Question

If \( \alpha = \log_e(2 + \sqrt{3}) \), then evaluate: \[ \frac{\cosh \alpha }{1 - \tanh \alpha} + \frac{\sinh \alpha}{1 - \coth \alpha} \]

• A. \( 4 + 2\sqrt{3} \)
• B. \( 7 + 4\sqrt{3} \)
• C. \( \frac{\sqrt{3} + 1}{2} \)
• D. \( 2 + \sqrt{3} \)

Hint:

When working with hyperbolic functions, remember the basic identities for \( \cosh \), \( \sinh \), \( \tanh \), and \( \coth \).

Answer 1

The Correct Option is D

We are given that \( \alpha = \log_e(2 + \sqrt{3}) \).
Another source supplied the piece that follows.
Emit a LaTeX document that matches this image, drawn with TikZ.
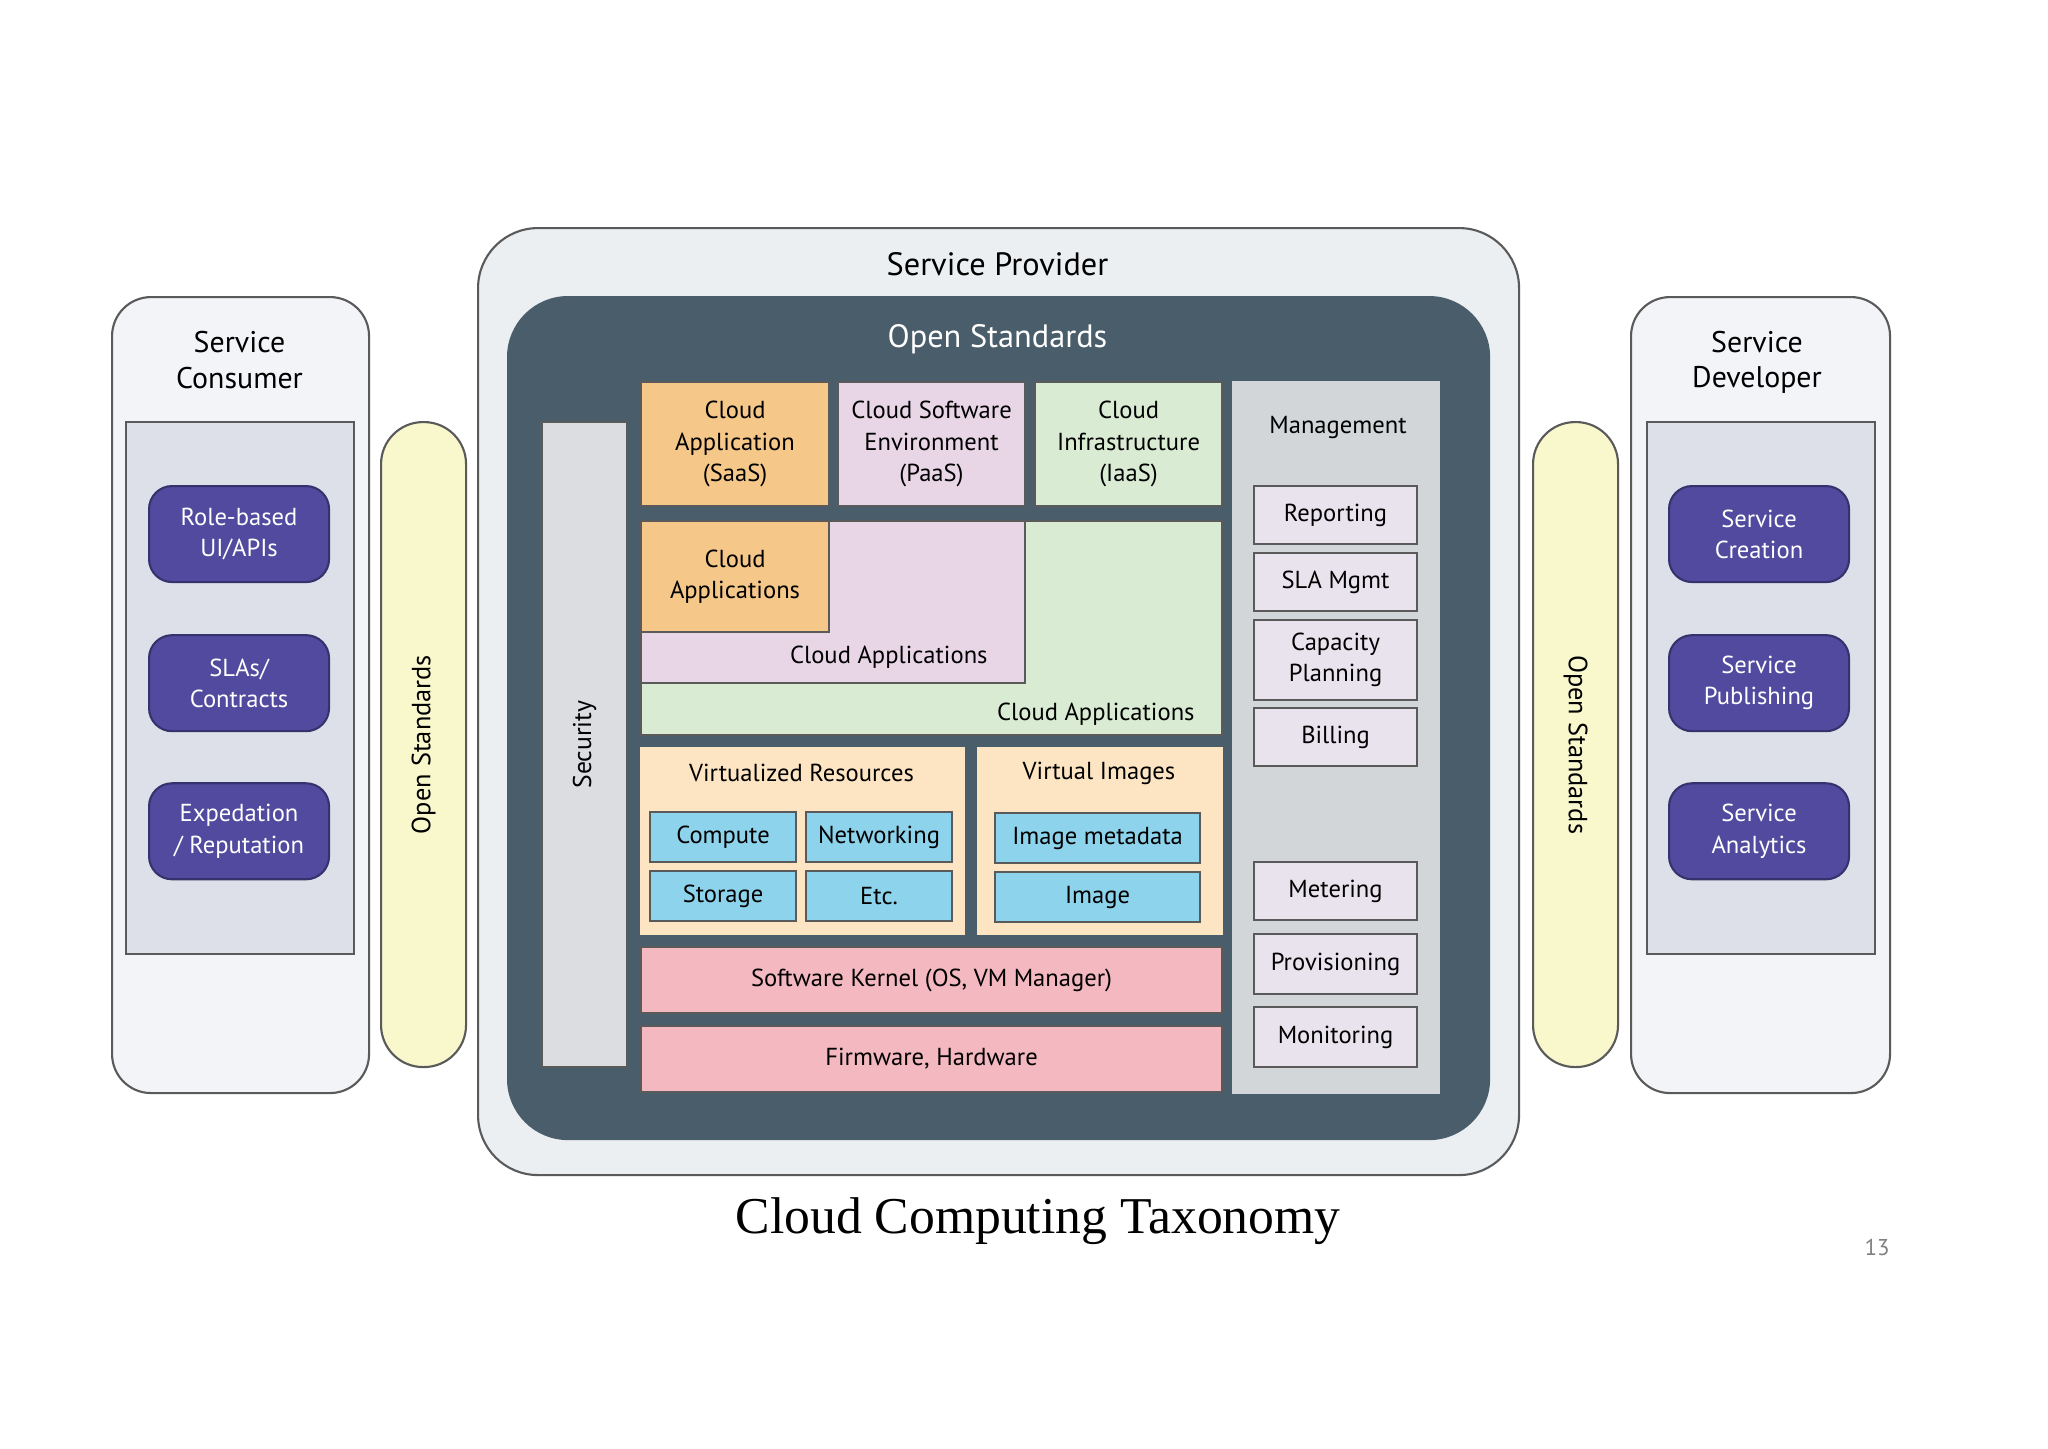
\documentclass[tikz,border=0pt]{standalone}
\usepackage{fontspec}
\setmainfont{PT Sans}
\newfontfamily\captionfont{Liberation Serif}
\usepackage{xcolor}
\usepackage{tikz}
\usetikzlibrary{positioning}

\definecolor{lineC}{HTML}{5A5A5A}
\definecolor{outerC}{HTML}{F2F4F7}
\definecolor{provC}{HTML}{ECEFF2}
\definecolor{darkC}{HTML}{4A5D6A}
\definecolor{panelC}{HTML}{DDE0E8}
\definecolor{btnC}{HTML}{524A9E}
\definecolor{btnLine}{HTML}{36326E}
\definecolor{pillC}{HTML}{F9F7CC}
\definecolor{secC}{HTML}{DCDDE1}
\definecolor{saasC}{HTML}{F5C88A}
\definecolor{paasC}{HTML}{E8D6E7}
\definecolor{iaasC}{HTML}{D9EBD3}
\definecolor{mgmtC}{HTML}{D2D6D9}
\definecolor{mboxC}{HTML}{E9E3EE}
\definecolor{peachC}{HTML}{FDE5C3}
\definecolor{cyanC}{HTML}{8DD3EB}
\definecolor{pinkC}{HTML}{F3B8C0}

\begin{document}
\begin{tikzpicture}[x=1cm, y=-1cm,
    every node/.style={font=\fontsize{7}{8.9}\selectfont},
    blk/.style={draw=lineC, line width=0.6pt, anchor=north west, inner sep=0pt, align=center},
    sz/.style 2 args={minimum width=#1cm, minimum height=#2cm},
    titletext/.style={align=center, font=\fontsize{8.5}{10}\selectfont},
    bigtitle/.style={align=center, font=\fontsize{9.2}{11}\selectfont},
    btn/.style={blk, fill=btnC, draw=btnLine, text=white, rounded corners=0.23cm, sz={1.80}{0.96}},
    pill/.style={blk, fill=pillC, rounded corners=0.42cm, sz={0.85}{6.45}},
    vtext/.style={font=\fontsize{7.5}{9}\selectfont},
    mbox/.style={blk, fill=mboxC, sz={1.63}{0.58}},
    cyanbox/.style={blk, fill=cyanC, sz={1.46}{0.50}},
    layer/.style={blk, fill=pinkC, sz={5.81}{0.66}}]

    % Hintergrund und Rahmen
    \fill[white] (0,0) rectangle (20.48,14.48);
    \useasboundingbox (0,0) rectangle (20.48,14.48);

    % Service Consumer
    \node[blk, fill=outerC, sz={2.57}{7.96}, rounded corners=0.39cm] (consumer) at (1.11,2.96) {};
    \node[titletext] (consumerT) at (2.395,3.60) {Service\\Consumer};
    \node[blk, fill=panelC, sz={2.28}{5.32}] (consumerP) at (1.25,4.21) {};
    \node[btn] (rolebased) at (1.48,4.85) {Role-based\\UI/APIs};
    \node[btn, anchor=north, below=0.51cm of rolebased] (slas) {SLAs/\\Contracts};
    \node[btn, anchor=north, below=0.50cm of slas] (expedation) {Expedation\\/ Reputation};

    % Open Standards links
    \node[pill] (stdL) at (3.80,4.21) {};
    \node[rotate=90, vtext] (stdLT) at (stdL.center) {Open Standards};

    % Service Provider
    \node[blk, fill=provC, sz={10.41}{9.47}, rounded corners=0.6cm] (provider) at (4.77,2.27) {};
    \node[bigtitle] (providerT) at (9.975,2.64) {Service Provider};
    \node[blk, fill=darkC, draw=darkC, sz={9.81}{8.42}, rounded corners=0.6cm] (dark) at (5.07,2.96) {};
    \node[bigtitle, text=white] (darkT) at (9.975,3.39) {Open Standards};

    % Security
    \node[blk, fill=secC, sz={0.85}{6.45}] (security) at (5.41,4.21) {};
    \node[rotate=90, font=\fontsize{7.3}{8.5}\selectfont] (securityT) at (security.center) {Security};

    % SaaS, PaaS, IaaS
    \node[blk, fill=saasC, sz={1.88}{1.24}] (saas) at (6.40,3.81) {Cloud\\Application\\(SaaS)};
    \node[blk, fill=paasC, sz={1.87}{1.24}] (paas) at (8.37,3.81) {Cloud Software\\Environment\\(PaaS)};
    \node[blk, fill=iaasC, sz={1.87}{1.24}] (iaas) at (10.34,3.81) {Cloud\\Infrastructure\\(IaaS)};

    % Cloud Applications
    \node[blk, fill=iaasC, sz={5.81}{2.14}] (appsG) at (6.40,5.20) {};
    \node[blk, fill=paasC, sz={3.84}{1.62}] (appsP) at (6.40,5.20) {};
    \node[blk, fill=saasC, sz={1.88}{1.11}] (appsO) at (6.40,5.20) {Cloud\\Applications};
    \node[anchor=east] (appsPT) at (10.00,6.57) {Cloud Applications};
    \node[anchor=east] (appsGT) at (12.07,7.14) {Cloud Applications};

    % Management
    \node[blk, fill=mgmtC, draw=mgmtC, sz={2.06}{7.11}] (mgmt) at (12.32,3.81) {};
    \node (mgmtT) at (13.38,4.27) {Management};
    \node[mbox] (reporting) at (12.53,4.85) {Reporting};
    \node[mbox] (slamgmt) at (12.53,5.52) {SLA Mgmt};
    \node[mbox, sz={1.63}{0.80}] (capacity) at (12.53,6.19) {Capacity\\Planning};
    \node[mbox] (billing) at (12.53,7.07) {Billing};
    \node[mbox] (metering) at (12.53,8.61) {Metering};
    \node[mbox, sz={1.63}{0.60}] (provisioning) at (12.53,9.33) {Provisioning};
    \node[mbox, sz={1.63}{0.60}] (monitoring) at (12.53,10.06) {Monitoring};

    % Virtualized Resources / Virtual Images
    \node[blk, fill=peachC, draw=peachC, sz={3.23}{1.86}] (virtres) at (6.40,7.47) {};
    \node (virtresT) at (8.015,7.73) {Virtualized Resources};
    \node[cyanbox] (compute) at (6.49,8.11) {Compute};
    \node[cyanbox] (networking) at (8.05,8.11) {Networking};
    \node[cyanbox] (storage) at (6.49,8.70) {Storage};
    \node[cyanbox] (etc) at (8.05,8.70) {Etc.};
    \node[blk, fill=peachC, draw=peachC, sz={2.44}{1.86}] (virtimg) at (9.77,7.47) {};
    \node (virtimgT) at (10.99,7.73) {Virtual Images};
    \node[cyanbox, sz={2.05}{0.50}] (imgmeta) at (9.94,8.12) {Image metadata};
    \node[cyanbox, sz={2.05}{0.50}] (image) at (9.94,8.71) {Image};

    % Kernel und Hardware
    \node[layer] (kernel) at (6.40,9.46) {Software Kernel (OS, VM Manager)};
    \node[layer] (firmware) at (6.40,10.25) {Firmware, Hardware};

    % Open Standards rechts
    \node[pill] (stdR) at (15.32,4.21) {};
    \node[rotate=-90, vtext] (stdRT) at (stdR.center) {Open Standards};

    % Service Developer
    \node[blk, fill=outerC, sz={2.59}{7.96}, rounded corners=0.39cm] (developer) at (16.30,2.96) {};
    \node[titletext] (developerT) at (17.57,3.62) {Service\\Developer};
    \node[blk, fill=panelC, sz={2.28}{5.32}] (developerP) at (16.46,4.21) {};
    \node[btn] (creation) at (16.68,4.85) {Service\\Creation};
    \node[btn, anchor=north, below=0.51cm of creation] (publishing) {Service\\Publishing};
    \node[btn, anchor=north, below=0.50cm of publishing] (analytics) {Service\\Analytics};

    % Titel
    \node[font=\captionfont\fontsize{14.7}{17}\selectfont] (caption) at (10.38,12.21) {Cloud Computing Taxonomy};
    \node[font=\fontsize{6.5}{8}\selectfont, text=gray] (pagenum) at (18.77,12.47) {13};
\end{tikzpicture}
\end{document}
Using the following standard identities: \[ \cosh \alpha = \frac{e^\alpha + e^{-\alpha}}{2}, \quad \sinh \alpha = \frac{e^\alpha - e^{-\alpha}}{2} \] \[ \tanh \alpha = \frac{\sinh \alpha}{\cosh \alpha}, \quad \coth \alpha = \frac{\cosh \alpha}{\sinh \alpha} \] We can substitute these into the given expression: \[ \frac{\cosh \alpha + \sinh \alpha}{1 - \tanh \alpha} + \frac{1}{1 - \coth \alpha} = 2 + \sqrt{3} \] Thus, the correct answer is \( 2 + \sqrt{3} \), which corresponds to option (4).